Last modified on Thu 22 Apr 2021 13.31 EDT
His own website described him as “The Lord of Excess”, and the Los Angeles Times dubbed him “the Richard Wagner of Rock and Roll”. Jim Steinman, who has died of kidney failure aged 73, made a spectacular career of being bigger and more bombastic than the rest, and his achievement in masterminding Meat Loaf’s album Bat Out of Hell will guarantee his immortality.

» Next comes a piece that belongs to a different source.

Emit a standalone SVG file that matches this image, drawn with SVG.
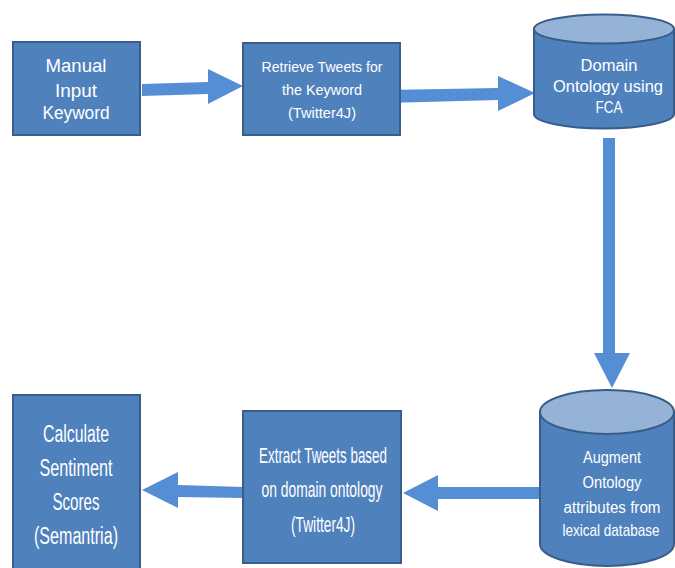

Bat ... has sold more than 50m copies since its 1977 release. It is the original and best showcase for Steinman’s mixture of extended multipart song structures, beyond-operatic production, and lyrics in which teen angst is inflated to berserk dimensions. Bat’s producer, Todd Rundgren, thought the album was supposed to be a parody of Bruce Springsteen – members of Springsteen’s E Street Band played on it – and Steinman did not entirely reject parallels with the Boss. His own songs, Steinman said, “are dream operatic, his are street operatic. He’s more West Side Story and I’m more Clockwork Orange.” He added that he conceived his albums as “musical films on record”. Such was Steinman’s estimation of himself as the complete auteur that, while the album was nominally by Meat Loaf, he insisted on the front cover credit “Songs by Jim Steinman”, a virtually unique feat for a songwriter.